For now you'll need to iterate through:
m = df.mean(axis=1)
for i, col in enumerate(df):
# using i allows for duplicate columns
# inplace *may* not always work here, so IMO the next line is preferred
# df.iloc[:, i].fillna(m, inplace=True)
df.iloc[:, i] = df.iloc[:, i].fillna(m)
print(df)
c1 c2 c3
0 1 4 7.0
1 2 5 3.5
2 3 6 9.0
An alternative is to fillna the transpose and then transpose, which may be more efficient...

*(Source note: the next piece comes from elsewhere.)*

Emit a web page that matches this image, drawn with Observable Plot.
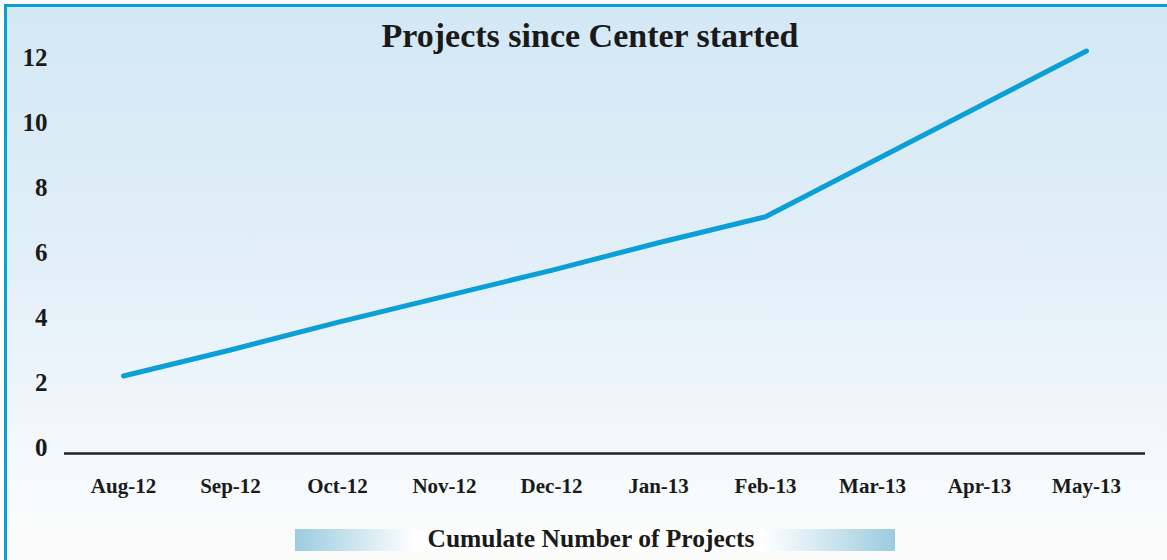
<!DOCTYPE html>
<html><head><meta charset="utf-8">
<script src="https://cdn.jsdelivr.net/npm/d3@7"></script>
<script src="https://cdn.jsdelivr.net/npm/@observablehq/plot@0.6"></script>
<style>
html,body{margin:0;padding:0;background:#fff;}
#wrap{position:relative;width:1167px;height:560px;overflow:hidden;font-family:"Liberation Serif","Times New Roman",serif;}
#bg{position:absolute;left:4px;top:4px;right:-10px;bottom:-10px;border-top:3px solid #0aa0d6;border-left:3px solid #0aa0d6;background:linear-gradient(to bottom,#d3e8f5 0%,#e2eff8 45%,#f6fafd 85%,#fdfdfa 100%);}
#title{position:absolute;left:0;width:1180px;top:19px;text-align:center;font-weight:bold;font-size:34px;line-height:1;color:#1a1a1a;}
#legend{position:absolute;left:295px;top:529px;width:600px;height:22px;background:linear-gradient(to right,#9ccbe0 0%,#ffffff 20%,#ffffff 78%,#9ccbe0 100%);}
#legend span{position:absolute;left:0;width:592px;top:-3px;text-align:center;font-weight:bold;font-size:25.5px;line-height:25px;color:#1a1a1a;}
#chart{position:absolute;left:0;top:0;}
</style></head>
<body>
<div id="wrap">
  <div id="bg"></div>
  <div id="chart"></div>
  <div id="title">Projects since Center started</div>
  <div id="legend"><span>Cumulate Number of Projects</span></div>
</div>
<script>
const months = ["Aug-12","Sep-12","Oct-12","Nov-12","Dec-12","Jan-13","Feb-13","Mar-13","Apr-13","May-13"];
const projects = [2.2, 3.0, 3.85, 4.65, 5.45, 6.3, 7.1, 8.8, 10.5, 12.2];
const yTicks = [0, 2, 4, 6, 8, 10, 12];

const data = months.map((m, i) => ({month: m, value: projects[i]}));

const chart = Plot.plot({
  width: 1167,
  height: 560,
  marginLeft: 64,
  marginRight: 22,
  marginTop: 57,
  marginBottom: 113,
  style: {background: "transparent", fontFamily: "'Liberation Serif', serif", color: "#1a1a1a", overflow: "visible"},
  x: {type: "point", domain: months, padding: 0.54, label: null},
  y: {domain: [0, 12], label: null},
  marks: [
    Plot.ruleY([0], {dy: 6, stroke: "#222", strokeWidth: 2.5}),
    Plot.axisY({ticks: yTicks, tickSize: 0, tickPadding: 17, fontSize: 25, fontWeight: "bold", label: null}),
    Plot.axisX({tickSize: 0, tickPadding: 31, fontSize: 21, fontWeight: "bold", label: null}),
    Plot.line(data, {x: "month", y: "value", stroke: "#0b9fd8", strokeWidth: 5, strokeLinecap: "round"})
  ]
});
document.getElementById("chart").appendChild(chart);
</script>
</body></html>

df.T.fillna(df.mean(axis=1)).T
As an alternative, you could also use an apply with a lambda expression like this:
df.apply(lambda row: row.fillna(row.mean()), axis=1)
yielding also
c1 c2 c3
0 1.0 4.0 7.0
1 2.0 5.0 3.5
2 3.0 6.0 9.0
For an efficient solution, use DataFrame.where:
We could use where on axis=0:
df.where(df.notna(), df.mean(axis=1), axis=0)
or mask on axis=0:
df.mask(df.isna(), df.mean(axis=1), axis=0)

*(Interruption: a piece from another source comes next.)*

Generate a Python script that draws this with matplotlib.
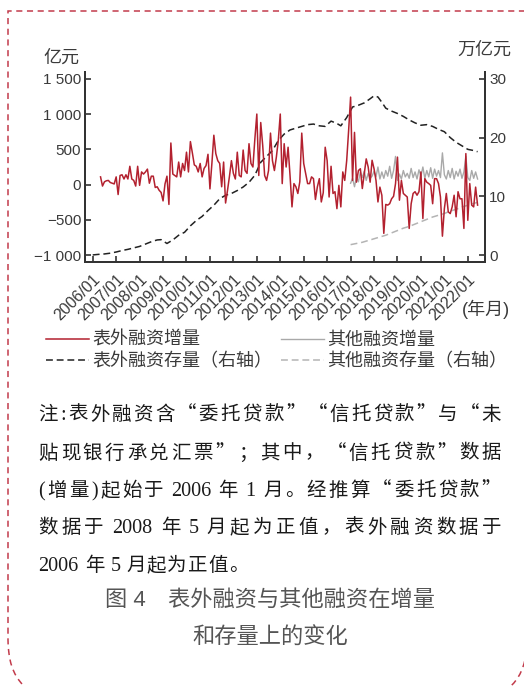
import re
import numpy as np
import matplotlib
matplotlib.use("Agg")
import matplotlib.pyplot as plt
from matplotlib.path import Path
from matplotlib.patches import PathPatch

W, H = 524, 686
plt.rcParams["font.family"] = ["Liberation Sans", "Noto Sans CJK SC"]
plt.rcParams["axes.unicode_minus"] = True

# ---- data (months counted from 2006/01) ----
offbs_flow_start = 4  # 2006/05
offbs_flow = [
    110, -20, 40, 55, 60, 30, 20, 10, 110, -140,
    130, 140, 80, 140, 80, 260, 80, 60, -20, 260,
    -10, 180, 150, 180, 220, 20, 120, 120, -40, -30,
    -80, -110, -230, 10, 120, -280, 590, 150, 130, 110,
    320, 110, 300, 200, 460, 180, 610, 450, 280, 260,
    180, 300, 110, 230, 270, 430, -60, 300, 700, 440,
    340, 300, -30, 320, -260, -80, 120, 340, 160, 80,
    460, 130, 110, 490, 200, 160, 580, 300, 250, 650,
    1000, 130, 880, 560, 130, 60, 200, 730, 340, 200,
    390, 630, 1000, 15, 580, 250, 530, 130, -315, 15,
    -30, -125, 40, 730, 300, 160, 15, 15, 110, 85,
    -210, -30, 85, -245, -115, 530, 340, -175, 260, -125,
    -100, -340, -10, -315, 180, 60, 340, 770, 1240, 60,
    740, 35, 200, 225, -55, 155, 365, 250, 35, 345,
    225, 60, -245, -35, -150, -690, -280, -290, -270, -200,
    -165, 15, 390, -220, 60, -125, -150, -175, -620, -270,
    -125, -100, -150, -100, 180, -480, 85, 35, 15, -10,
    -270, 85, 85, 15, -175, -730, -340, -125, -385, -410,
    -315, -150, -455, -100, -200, -200, -620, 440, -505, 15,
    -290, -315, -35, -290,
]
other_flow_start = 132  # 2017/01
other_flow = [
    20, 90, -30, 110, 40, 180, 100, 190, 60, 160,
    90, 120, 190, 110, 250, 80, 180, 90, 200, 120,
    260, 90, 200, 400, 60, 150, 80, 200, 110, 160,
    90, 230, 100, 180, 80, 210, 120, 250, 90, 200,
    110, 240, 90, 220, 120, 200, 100, 450, 140, 80,
    200, 100, 230, 80, 190, 120, 220, 90, 180, 400,
    100, 60, 200, 90, 180, 80,
]
offbs_stock_months = [0, 3, 6, 9, 12, 15, 18, 21, 24, 27, 30, 33, 35, 38, 41, 44,
                      47, 50, 53, 56, 59, 62, 65, 68, 71, 74, 77, 80, 83, 86, 89,
                      92, 95, 98, 101, 104, 107, 110, 113, 116, 119, 122, 125, 127,
                      130, 133, 136, 139, 142, 144, 146, 148, 150, 153, 156, 159,
                      162, 165, 168, 171, 174, 177, 180, 183, 186, 189, 192, 195, 197]
offbs_stock = [0.05, 0.15, 0.22, 0.35, 0.55, 0.8, 1.0, 1.25, 1.5, 1.9, 2.3, 2.6, 2.65,
               2.0, 2.6, 3.4, 3.9, 5.0, 5.9, 6.6, 7.6, 8.5, 9.6, 10.2, 10.5, 11.0,
               11.6, 12.4, 13.6, 15.8, 16.8, 17.8, 19.5, 20.6, 21.3, 21.6, 21.9,
               22.2, 22.3, 22.0, 21.9, 22.8, 22.4, 22.0, 23.4, 25.2, 25.5, 25.9,
               26.6, 27.1, 26.9, 26.0, 25.0, 24.5, 24.1, 23.6, 23.0, 22.5, 22.1,
               22.2, 21.9, 21.4, 21.0, 20.0, 19.2, 18.6, 18.0, 17.8, 17.6]
other_stock_months = [132, 135, 138, 141, 144, 147, 150, 153, 156, 159, 162, 165,
                      168, 171, 174, 177, 180, 183, 186, 189, 192, 195, 197]
other_stock = [1.8, 2.0, 2.2, 2.5, 2.8, 3.1, 3.4, 3.8, 4.2, 4.6, 4.9, 5.3, 5.7,
               6.1, 6.5, 6.8, 7.1, 7.5, 7.8, 8.2, 8.5, 8.8, 9.0]

tick_months = [0, 12, 24, 36, 48, 60, 72, 84, 96, 108, 120, 132, 144, 156, 168, 180, 192]
tick_labels = ["2006/01", "2007/01", "2008/01", "2009/01", "2010/01", "2011/01",
               "2012/01", "2013/01", "2014/01", "2015/01", "2016/01", "2017/01",
               "2018/01", "2019/01", "2020/01", "2021/01", "2022/01"]
left_ticks = [-1000, -500, 0, 500, 1000, 1500]
left_labels = ["\u22121 000", "\u2212500", "0", "500", "1 000", "1 500"]
right_ticks = [0, 10, 20, 30]

RED = "#b3212f"
GRAY = "#a9a9a9"
TXT = "#3a3a3a"

fig = plt.figure(figsize=(W / 100, H / 100), dpi=100)


def fx(x):
    return x / W


def fy(y):
    return 1 - y / H


ax = fig.add_axes([fx(85.3), fy(262.3), (485 - 85.3) / W, (262.3 - 71.7) / H])
ax2 = ax.twinx()

m_red = np.arange(offbs_flow_start, offbs_flow_start + len(offbs_flow))
m_gray = np.arange(other_flow_start, other_flow_start + len(other_flow))

l_red, = ax.plot(m_red, offbs_flow, color=RED, lw=1.1, zorder=4)
l_gray, = ax.plot(m_gray, other_flow, color=GRAY, lw=1.0, zorder=3)
l_blk, = ax2.plot(offbs_stock_months, offbs_stock, color="#222222", lw=1.1,
                  ls=(0, (4.5, 2.5)))
l_gdash, = ax2.plot(other_stock_months, other_stock, color="#b4b4b4", lw=1.1,
                    ls=(0, (4.5, 2.5)))
ax.set_zorder(ax2.get_zorder() + 1)
ax.patch.set_visible(False)

ax.set_xlim(-3.8, 200.8)
ax.set_ylim(-1100, 1600)
ax2.set_ylim(-1.2, 31.2)

ax.set_yticks(left_ticks, left_labels)
ax2.set_yticks(right_ticks)
ax.set_xticks(tick_months, tick_labels, rotation=45, ha="right", va="top",
              rotation_mode="anchor")

for a in (ax, ax2):
    for s in a.spines.values():
        s.set_color("#333333")
        s.set_linewidth(1.4)
    a.spines["top"].set_visible(False)
    a.tick_params(direction="in", length=4, width=1.2, color="#333333",
                  labelcolor=TXT, labelsize=11, pad=3)
ax.tick_params(axis="x", labelsize=11.5, pad=7)

fig.text(fx(61), fy(58), "亿元", fontsize=13, color=TXT, ha="center", va="center")
fig.text(fx(484), fy(50.5), "万亿元", fontsize=13, color=TXT, ha="center", va="center")
fig.text(fx(486), fy(309), "(年月)", fontsize=13, color=TXT, ha="center", va="center")

fig.legend([l_red, l_blk, l_gray, l_gdash],
           ["表外融资增量", "表外融资存量（右轴）", "其他融资增量", "其他融资存量（右轴）"],
           ncol=2, loc="upper left", bbox_to_anchor=(fx(46), fy(332)),
           frameon=False, fontsize=13, handlelength=2.4, handletextpad=0.15,
           columnspacing=0.5, labelspacing=0.2, borderpad=0, borderaxespad=0,
           labelcolor=TXT)

# ---- note text, justified ----
cjk_font = dict(fontsize=14, color="#1a1a1a", family=["Noto Sans CJK SC", "Liberation Serif"])
num_font = dict(fontsize=14.5, color="#1a1a1a", family=["Liberation Serif"])
note_lines = [
    "注:表外融资含“委托贷款”“信托贷款”与“未",
    "贴现银行承兑汇票”；其中，“信托贷款”数据",
    "(增量)起始于 2006 年 1 月。经推算“委托贷款”",
    "数据于 2008 年 5 月起为正值，表外融资数据于",
    "2006 年 5 月起为正值。",
]
note_y = [413, 451.5, 489, 526, 564]
renderer = fig.canvas.get_renderer()


def tok_font(tk):
    return num_font if (tk.isdigit() or tk in "():") else cjk_font


def width_px(s):
    t = fig.text(0, 0, s, **tok_font(s))
    w = t.get_window_extent(renderer).width
    t.remove()
    return w


x0, x1 = 38.5, 501
SPACE = 5.0
for i, (line, yc) in enumerate(zip(note_lines, note_y)):
    toks = re.findall(r"\d+|\s+|.", line)
    words = [tk for tk in toks if not tk.isspace()]
    n_sp = len(toks) - len(words)
    widths = [width_px(tk) for tk in words]
    if i < len(note_lines) - 1:
        extra = (x1 - x0 - sum(widths) - n_sp * SPACE) / (len(words) - 1)
    else:
        extra = 1.0
    x = x0
    for tk in toks:
        if tk.isspace():
            x += SPACE
            continue
        fig.text(fx(x), fy(yc + 7), tk, ha="left", va="baseline", **tok_font(tk))
        x += width_px(tk) + extra

fig.text(fx(270), fy(600), "图 4\u3000表外融资与其他融资在增量", fontsize=16,
         color="#555555", ha="center", va="center")
fig.text(fx(270), fy(638), "和存量上的变化", fontsize=16, color="#555555",
         ha="center", va="center")

# ---- dashed frame ----
verts = [(530, 11), (8, 11), (8, 640), (8, 700), (68, 700),
         (527, 640), (527, 700), (467, 700)]
codes = [Path.MOVETO, Path.LINETO, Path.LINETO, Path.CURVE3, Path.CURVE3,
         Path.MOVETO, Path.CURVE3, Path.CURVE3]
frame = Path([(fx(x), fy(y)) for x, y in verts], codes)
fig.patches.append(PathPatch(frame, transform=fig.transFigure, fill=False,
                             edgecolor="#c23b4b", lw=1.1, ls=(0, (4, 3))))

fig.savefig("out.png", dpi=100)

By using axis=0, we can fill in the missing values in each column with the row averages.
These methods perform very similarly (where does slightly better on large DataFrames (300_000, 20)) and is ~35-50% faster than the numpy methods posted here and is 110x faster than the double transpose method.
Some benchmarks:
df = creator()
>>> %timeit df.where(df.notna(), df.mean(axis=1), axis=0)

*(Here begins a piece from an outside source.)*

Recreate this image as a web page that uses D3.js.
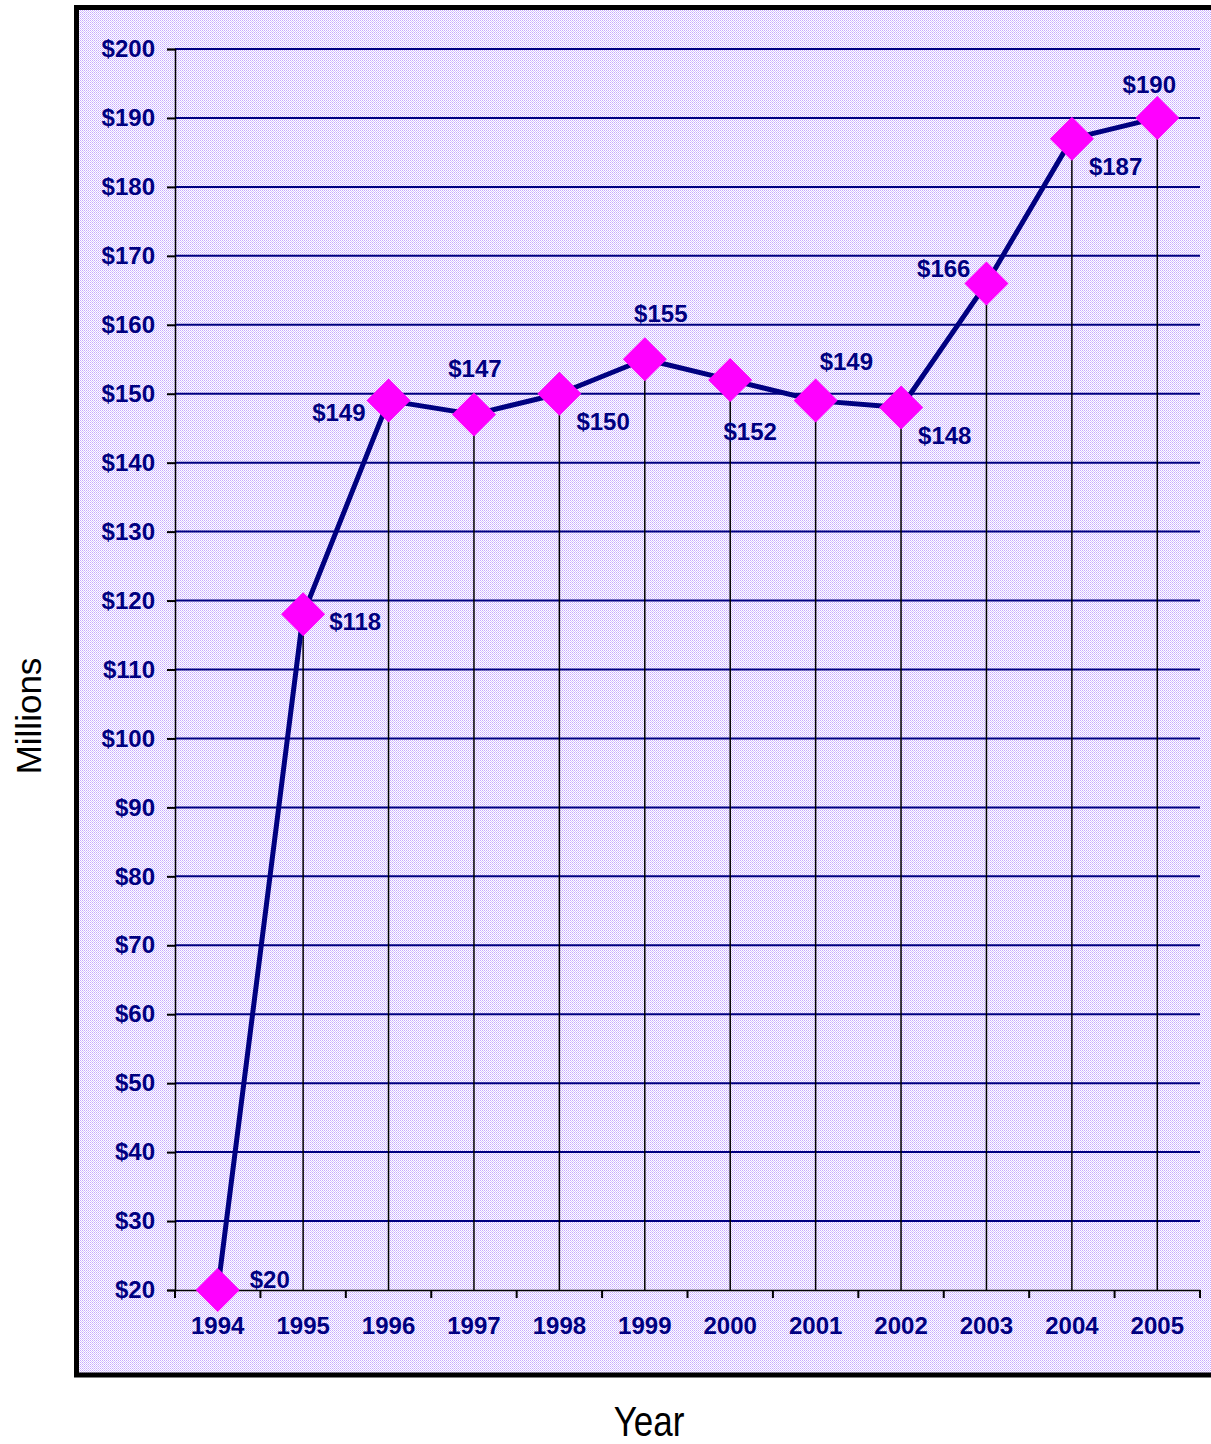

542 ms ± 3.36 ms per loop (mean ± std. dev. of 7 runs, 10 loops each)
>>> %timeit df.mask(df.isna(), df.mean(axis=1), axis=0)
555 ms ± 21.4 ms per loop (mean ± std. dev. of 7 runs, 10 loops each)
>>> %timeit df.fillna(0) + df.isna().values * df.mean(axis=1).values.reshape(-1,1)
751 ms ± 22 ms per loop (mean ± std. dev. of 7 runs, 10 loops each)
>>> %timeit fill = pd.DataFrame(np.broadcast_to(df.mean(1).to_numpy()[:, None], df.shape), columns=df.columns, index=df.index); df.update(fill, overwrite=False)
848 ms ± 22.8 ms per loop (mean ± std. dev. of 7 runs, 10 loops each)
>>> %timeit df.apply(lambda row: row.fillna(row.mean()), axis=1)
1min 4s ± 5.32 s per loop (mean ± std. dev. of 7 runs, 1 loop each)
>>> %timeit df.T.fillna(df.mean(axis=1)).T
1min 5s ± 2.4 s per loop (mean ± std. dev. of 7 runs, 1 loop each)
def creator():
A = np.random.rand(300_000, 20)
A.ravel()[np.random.choice(A.size, 300_000, replace=False)] = np.nan
return pd.DataFrame(A)
I'll propose an alternative that involves casting into numpy arrays. Performance wise, I think this is more efficient and probably scales better than the other proposed solutions so far.
The idea being to use an indicator matrix (df.isna().values which is 1 if the element is N/A, 0 otherwise) and broadcast-multiplying that to the row averages.
Thus, we end up with a matrix (exactly the same shape as the original df), which contains the row-average value if the original element was N/A, and 0 otherwise.
We add this matrix to the original df, making sure to fillna with 0 so that, in effect, we have filled the N/A's with the respective row averages.
# setup code
df = pd.DataFrame()
df['c1'] = [1, 2, 3]
df['c2'] = [4, 5, 6]
df['c3'] = [7, np.nan, 9]
# fillna row-wise
row_avgs = df.mean(axis=1).values.reshape(-1,1)
df = df.fillna(0) + df.isna().values * row_avgs
df
giving
c1 c2 c3
0 1.0 4.0 7.0
1 2.0 5.0 3.5
2 3.0 6.0 9.0
You can broadcast the mean to a DataFrame with the same index as the original and then use update with overwrite=False to get the behavior of .fillna. Unlike .fillna, update allows for filling when the Indices have duplicated labels. Should be faster than the looping .fillna for smaller than 50,000 rows or so.
fill = pd.DataFrame(np.broadcast_to(df.mean(1).to_numpy()[:, None], df.shape),
columns=df.columns,
index=df.index)
df.update(fill, overwrite=False)
print(df)
1 1 1
0 1.0 4.0 7.0
0 2.0 5.0 3.5
0 3.0 6.0 9.0
Just had the same problem. I found this workaround to be working:
df.transpose().fillna(df.mean(axis=1)).transpose()
I'm not sure though about the efficiency of this solution.